The crumbling of the Matterhorn is symptomatic of what’s happening in the rest of the Alps, say the report’s authors. That could mean major safety hazards for cable cars and hiking routes on other mountains in the region.
Also known as Denali, Mount McKinley is the highest peak in North America. Located in Alaska’s Denali National Park, the popular mountain attracts some of the most experienced climbers in the world.
However, Alaska is warming much faster than the rest of the United States. According to the U.S. Global Research Program, Alaska has seen temperatures increase at twice the rate of the lower 48 states. That’s causing glaciers to retreat, helping invasive species thrive, and accelerating thawing permafrost — steadily changing the landscape around Denali. The National Park Service warned of the consequences to park visitors in a recent report:
Shrinking glaciers and heavy snowmelt make it more likely that the frozen walls of glacial lakes will fail, triggering flash floods and debris flows that could endanger park workers and visitors, the report said.

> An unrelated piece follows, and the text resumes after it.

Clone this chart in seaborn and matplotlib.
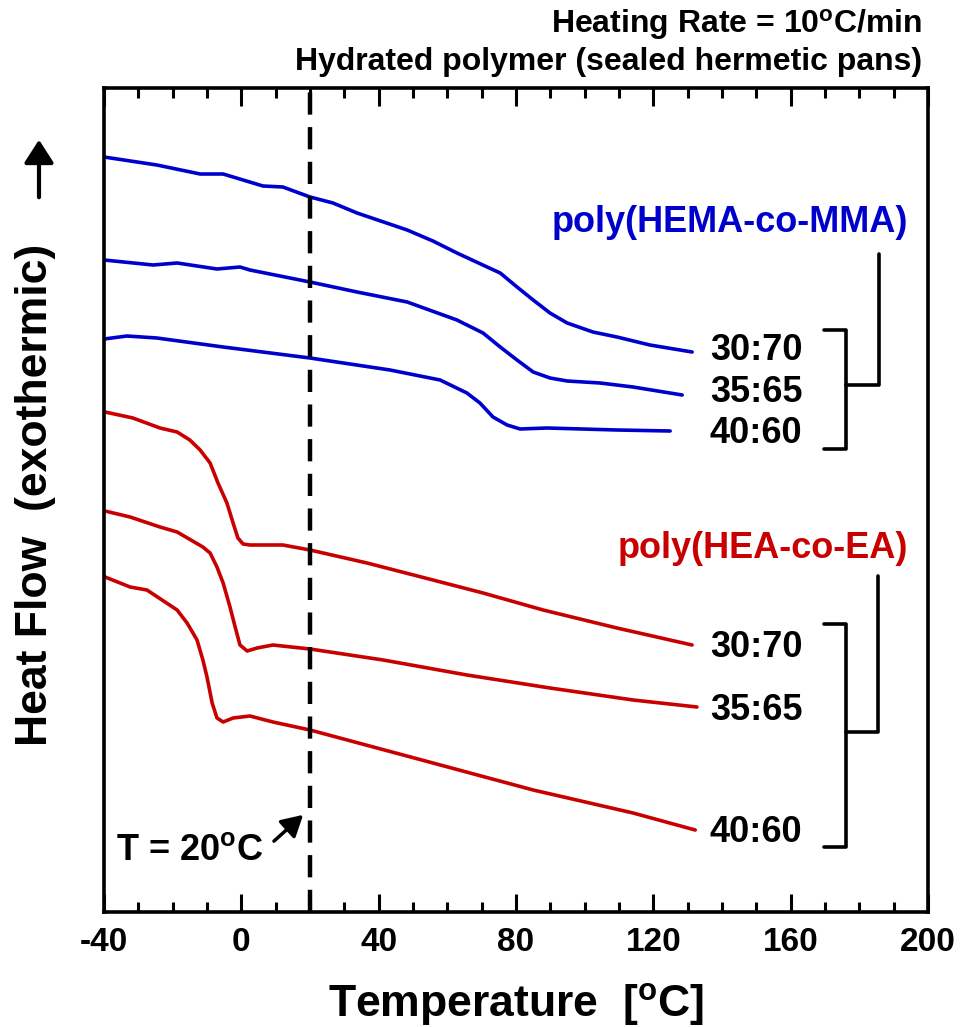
import numpy as np
import pandas as pd
import matplotlib
matplotlib.use("Agg")
import matplotlib.pyplot as plt
from matplotlib.ticker import MultipleLocator
import seaborn as sns

# DSC traces: temperature [C] and heat flow (arb. units, curves offset)
hema_3070_T = [-40, -24.6, -12.0, -5.3, 6.3, 12.1, 20.0, 26.7, 33.7, 48.3, 55.8, 62.8, 71.6, 75.4, 80.3, 85.0, 89.9, 94.9, 102.4, 109.4, 119.0, 131.3]
hema_3070_hf = [755, 747, 738, 738, 726, 725, 715, 709, 699, 682, 671, 659, 645, 639, 625, 612, 599, 589, 580, 575, 567, 560]

hema_3565_T = [-40, -25.7, -18.7, -7.1, -0.4, 2.5, 20.0, 33.7, 48.3, 62.8, 70.4, 75.4, 80.3, 85.0, 89.9, 94.9, 104.5, 114.1, 128.4]
hema_3565_hf = [652, 647, 649, 643, 645, 642, 630, 620, 610, 592, 579, 565, 552, 540, 534, 531, 529, 525, 517]

hema_4060_T = [-40, -33.3, -24.6, -5.3, 20.0, 43.3, 57.9, 65.7, 69.5, 73.3, 77.4, 81.2, 89.0, 109.4, 124.9]
hema_4060_hf = [573, 576, 574, 565, 554, 542, 532, 519, 509, 495, 487, 483, 484, 482, 481]

hea_3070_T = [-39.7, -31.6, -23.7, -18.7, -15.0, -12.0, -9.1, -6.8, -4.2, -2.4, -1.0, 0.5, 2.5, 12.1, 20.0, 36.6, 55.8, 70.4, 87.9, 109.4, 131.3]
hea_3070_hf = [500, 494, 484, 480, 472, 462, 449, 429, 409, 389, 374, 368, 367, 367, 362, 349, 332, 319, 302, 284, 267]

hea_3565_T = [-39.7, -32.4, -23.7, -18.7, -11.2, -9.1, -7.1, -5.3, -3.3, -1.8, -0.4, 1.7, 4.6, 9.2, 20.0, 41.3, 65.7, 89.9, 114.1, 132.7]
hea_3565_hf = [401, 395, 385, 380, 365, 359, 345, 329, 305, 285, 267, 261, 264, 267, 263, 252, 237, 224, 212, 205]

hea_4060_T = [-39.7, -32.4, -27.5, -18.7, -15.8, -12.9, -11.2, -10.0, -8.5, -7.1, -5.3, -2.4, 2.5, 9.2, 20.0, 55.8, 85.0, 114.1, 132.2]
hea_4060_hf = [335, 325, 322, 302, 289, 272, 252, 235, 209, 194, 190, 194, 196, 190, 182, 149, 122, 99, 82]

ratios = ["30:70", "35:65", "40:60"]
blue = "#0000CC"
red = "#C80000"

curves = {
    "HEMA 30:70": (hema_3070_T, hema_3070_hf),
    "HEMA 35:65": (hema_3565_T, hema_3565_hf),
    "HEMA 40:60": (hema_4060_T, hema_4060_hf),
    "HEA 30:70": (hea_3070_T, hea_3070_hf),
    "HEA 35:65": (hea_3565_T, hea_3565_hf),
    "HEA 40:60": (hea_4060_T, hea_4060_hf),
}
frames = []
for name, (t, hf) in curves.items():
    frames.append(pd.DataFrame({"temperature": t, "heat_flow": hf, "sample": name}))
df = pd.concat(frames, ignore_index=True)
palette = {k: (blue if k.startswith("HEMA") else red) for k in curves}

sns.set_theme(style="white")
plt.rcParams["font.family"] = ["Liberation Sans", "DejaVu Sans"]
plt.rcParams["font.weight"] = "bold"
plt.rcParams["text.color"] = "black"
plt.rcParams["axes.labelcolor"] = "black"
plt.rcParams["xtick.color"] = "black"
plt.rcParams["axes.unicode_minus"] = False
plt.rcParams["mathtext.fontset"] = "custom"
plt.rcParams["mathtext.rm"] = "Liberation Sans:bold"
plt.rcParams["mathtext.bf"] = "Liberation Sans:bold"
plt.rcParams["mathtext.default"] = "bf"

W, H = 967, 1027
fig = plt.figure(figsize=(W / 100, H / 100), dpi=100)
ax = fig.add_axes([104 / W, 115 / H, 824 / W, 824 / H])

sns.lineplot(data=df, x="temperature", y="heat_flow", hue="sample", units="sample",
             estimator=None, sort=False, palette=palette, linewidth=2.6,
             legend=False, ax=ax, solid_joinstyle="round", solid_capstyle="round")

ax.set_xlim(-40, 200)
ax.set_ylim(0, 824)
ax.xaxis.set_major_locator(MultipleLocator(40))
ax.xaxis.set_minor_locator(MultipleLocator(10))
ax.set_yticks([])
ax.tick_params(axis="x", which="both", direction="in", top=True, bottom=True,
               width=2.2, color="black", labelcolor="black", labelsize=24, pad=11)
ax.tick_params(axis="x", which="major", length=13)
ax.tick_params(axis="x", which="minor", length=7)
for s in ax.spines.values():
    s.set_linewidth(2.6)
    s.set_color("black")
ax.set_xlabel("")
ax.set_ylabel("")

# T = 20 C guide
ax.axvline(20, color="black", lw=3.2, dashes=(5, 2.8))
ax.text(6.3, 52, r"T = 20$^o$C", ha="right", va="baseline", fontsize=26)
ax.annotate("", xy=(18.6, 99), xytext=(8.9, 69),
            arrowprops=dict(arrowstyle="-|>,head_length=0.8,head_width=0.45",
                            mutation_scale=16, lw=2.5, color="black"))

# sample labels
for lab, yb in zip(ratios, [552, 510, 469]):
    ax.text(136.5, yb, lab, ha="left", va="baseline", fontsize=26)
for lab, yb in zip(ratios, [255, 192, 70]):
    ax.text(136.5, yb, lab, ha="left", va="baseline", fontsize=26)
ax.text(194.2, 680, "poly(HEMA-co-MMA)", color=blue, ha="right", va="baseline", fontsize=26)
ax.text(194.2, 354, "poly(HEA-co-EA)", color=red, ha="right", va="baseline", fontsize=26)

# brackets
ax.plot([169.7, 176.1, 176.1, 169.7], [582, 582, 463, 463], color="black", lw=2.6)
ax.plot([176.1, 185.7, 185.7], [527, 527, 658], color="black", lw=2.6)
ax.plot([169.7, 176.1, 176.1, 169.7], [288, 288, 65, 65], color="black", lw=2.6)
ax.plot([176.1, 185.5, 185.5], [180, 180, 336], color="black", lw=2.6)

# axis titles
fig.text(516 / W, 1 - 1017 / H, r"Temperature  [$^o$C]", ha="center", va="baseline", fontsize=32)
fig.text(36 / W, 1 - 495 / H, "Heat Flow  (exothermic)", rotation=90, ha="center", va="center", fontsize=32)
ax.annotate("", xy=(39 / W, 1 - 137 / H), xytext=(39 / W, 1 - 200 / H),
            xycoords="figure fraction", textcoords="figure fraction",
            arrowprops=dict(arrowstyle="-|>,head_length=0.7,head_width=0.45",
                            mutation_scale=20, lw=3, color="black"))

fig.text(922 / W, 1 - 33 / H, r"Heating Rate = 10$^o$C/min", ha="right", va="baseline", fontsize=23)
fig.text(922 / W, 1 - 70 / H, "Hydrated polymer (sealed hermetic pans)", ha="right", va="baseline", fontsize=23)

fig.savefig("out.png", dpi=100)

At Denali National Park, one of the state’s top tourist destinations, once-frozen hillsides are unleashing cascades of mud as they thaw, causing problems along the lone road that snakes through the heart of the park.
Denali may not be crumbling like the Matterhorn or melting as quickly as Everest, but the mountain and the surrounding landscape are experiencing noticeable changes in a very short period of time — and those changes are only accelerating.
Tanzania is host to Africa’s highest mountain, Kilimanjaro. It’s made up of three inactive volcanoes topped with ice and snow. But experts warn Kilimanjaro’s glacial cap could completely disappear in the next two decades.
Researchers at Ohio State University say that Kilimajaro has lost 85% of its ice mass since 1912, with 26% of ice melting in the last decade alone:
“We present additional evidence that the combination of processes driving the current shrinking and thinning of Kilimanjaro’s ice fields is unique within an 11,700-year perspective. If current climatological conditions are sustained, the ice fields atop Kilimanjaro and on its flanks will likely disappear within several decades,” they say.
If conditions persist, and warmer temperatures continue to melt more ice than falls in the form of snow, then there is a “strong likelihood that the ice field will disappear within a decade or two,” the authors conclude.
Dwindling, unstable ice on Kilimanjaro wouldn’t just impact climbability. It would have a devastating impact on the communities surrounding the mountain that rely upon the shrinking resource for water.
Seen in the distant landscape from Ecuador’s capital, Quito, Cotopaxi is one of the highest active volcanoes in the world. It has become a popular attraction for hikers, and plays a role in the water resources for 2.4 million people in nearby cities.
But this “glaciovolcano” may soon just be a “volcano” if warming persists. Climatologists and Glaciologists say Cotopaxi has lost 40% of its ice cover in the last 35 years:
Mathias Vuille, a climatologist from New York State University at Albany, says “yearly variations can be best explained by the El Nino/La Nina cycle, but the long-term trend of retreating glaciers is best explained by anthropogenic climate change”.
Mr Vuille and others working in the Andes have tracked temperature changes in the last 70 years to show that there has been an average warming of near-surface air temperatures of around 0.10C per decade and an overall increase of 0.68C since 1939.
Experts estimate that Cotopaxi and the glacier on nearby Antisana contribute between 2% and 10% to local water supplies. Even on the low end, these glaciers supply an abundance of water to Andean grasslands, which soak up and regulate water for local communities and sensitive ecosystems.